Nijmegen Corpus of Casual Czech

The Nijmegen Corpus of Casual Czech contains 30 hours of high-quality recordings featuring 60 Czech speakers conversing among friends. The speech has been orthographically transcribed and these orthographic transcriptions are stored in Transcriber xml files.

The corpus is available to researchers in academics. If you would like to obtain access to the corpus, you can send an access request to the Radboud University Faculty of Arts data officer by e-mail dataofficer@let.ru.nl. The data officer will send you a data use agreement. After the data use agreement has been signed, you will be granted access to the corpus.

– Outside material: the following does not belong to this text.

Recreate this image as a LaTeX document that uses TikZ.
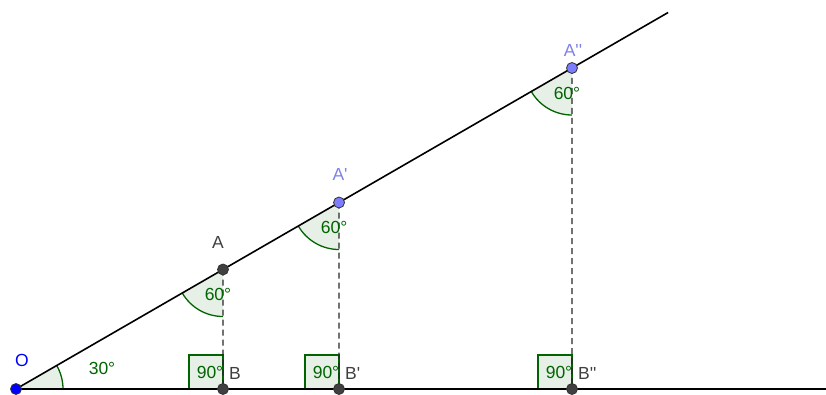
\documentclass[tikz,border=0pt]{standalone}
\usepackage{fontspec}
\setmainfont{Liberation Sans}
\usetikzlibrary{calc}
\definecolor{angstroke}{HTML}{006400}
\definecolor{angfill}{HTML}{E6F0E6}
\definecolor{ptdark}{HTML}{404040}
\definecolor{ptblue}{HTML}{0000FF}
\definecolor{ptlav}{HTML}{7D7DFF}
\definecolor{lablav}{HTML}{8080E8}
\definecolor{labgray}{HTML}{404040}
\newcommand{\prm}{\textquotesingle}
\begin{document}
\begin{tikzpicture}[x=1pt,y=1pt,
  font=\fontsize{17.5}{20}\selectfont,
  pt/.style={circle,draw=black!80,line width=0.8pt,inner sep=0pt,minimum size=11pt},
  ptd/.style={pt,fill=ptdark},
  ptb/.style={pt,fill=ptblue},
  ptl/.style={pt,fill=ptlav},
  mainline/.style={line width=1.6pt,black},
  dropline/.style={line width=1.3pt,black!85,dash pattern=on 6pt off 4pt},
  angsec/.style={fill=angfill},
  angarc/.style={draw=angstroke,line width=1.3pt},
  anglab/.style={text=angstroke,inner sep=0pt},
  grylab/.style={text=labgray,inner sep=0pt},
  lavlab/.style={text=lablav,inner sep=0pt},
  bluelab/.style={text=ptblue,inner sep=0pt}]
\useasboundingbox (0,0) rectangle (826,394);
\coordinate (Oc) at (16,5);
\coordinate (Ac) at ($(Oc)+(30:239)$);
\coordinate (A1c) at ($(Oc)+(30:373)$);
\coordinate (A2c) at ($(Oc)+(30:642)$);
\coordinate (Bc) at (223,5);
\coordinate (B1c) at (339,5);
\coordinate (B2c) at (572,5);
\coordinate (E) at ($(Oc)+(30:753)$);
\coordinate (F) at (826,5);
% angle fills
\fill[angsec] (Oc) -- ++(0:47) arc (0:30:47) -- cycle;
\foreach \p in {Ac,A1c,A2c}{
  \fill[angsec] (\p) -- ++(210:47) arc (210:270:47) -- cycle;
}
\foreach \p in {Bc,B1c,B2c}{
  \filldraw[angsec,draw=angstroke,line width=1.3pt] (\p) rectangle ++(-34,34);
}
% arcs
\draw[angarc] (Oc) ++(0:47) arc (0:30:47);
\foreach \p in {Ac,A1c,A2c}{
  \draw[angarc] (\p) ++(210:47) arc (210:270:47);
}
% lines
\draw[mainline] (Oc) -- (E);
\draw[mainline] (Oc) -- (F);
\draw[dropline] (Ac) -- (Bc);
\draw[dropline] (A1c) -- (B1c);
\draw[dropline] (A2c) -- (B2c);
% angle labels
\node[anglab] at (102,26) {30°};
\node[anglab] at ($(Ac)+(-5,-25)$) {60°};
\node[anglab] at ($(A1c)+(-5,-25)$) {60°};
\node[anglab] at ($(A2c)+(-5,-25)$) {60°};
\node[anglab] at ($(Bc)+(-13,17)$) {90°};
\node[anglab] at ($(B1c)+(-13,17)$) {90°};
\node[anglab] at ($(B2c)+(-13,17)$) {90°};
% points
\node[ptb] (O) at (Oc) {};
\node[ptd] (A) at (Ac) {};
\node[ptl] (A1) at (A1c) {};
\node[ptl] (A2) at (A2c) {};
\node[ptd] (B) at (Bc) {};
\node[ptd] (B1) at (B1c) {};
\node[ptd] (B2) at (B2c) {};
% point labels
\node[bluelab] at ($(Oc)+(6,29)$) {O};
\node[grylab] at ($(Ac)+(-5,27)$) {A};
\node[lavlab] at ($(A1c)+(1,28)$) {A\prm};
\node[lavlab] at ($(A2c)+(1,18)$) {A\prm\prm};
\node[grylab,anchor=west] at ($(Bc)+(6,16)$) {B};
\node[grylab,anchor=west] at ($(B1c)+(6,16)$) {B\prm};
\node[grylab,anchor=west] at ($(B2c)+(6,16)$) {B\prm\prm};
\end{tikzpicture}
\end{document}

A detailed description of the corpus is provided in:

L. Kočková-Amortová, P. Pollák, J.Rajnoha, & M. Ernestus (2014). The Nijmegen corpus of casual Czech. In Proceedings of LREC 2014: 9th International Conference on Language Resources and Evaluation, pages 365-370 [link]

This project was funded by a European Young Investigator Award to Mirjam Ernestus and by two Czech grants (from GACR 102/08/0707 and CTU SGS 14/191/OHK3/3T/13). The corpus was recorded at the Phonetic Institute of Charles University in Prague in Autumn 2008. The orthographic transcription was carried out at the Faculty of Electrical Engineering of the Czech Technical University in Prague under the direction of Petr Pollák and Josef Rajnoha.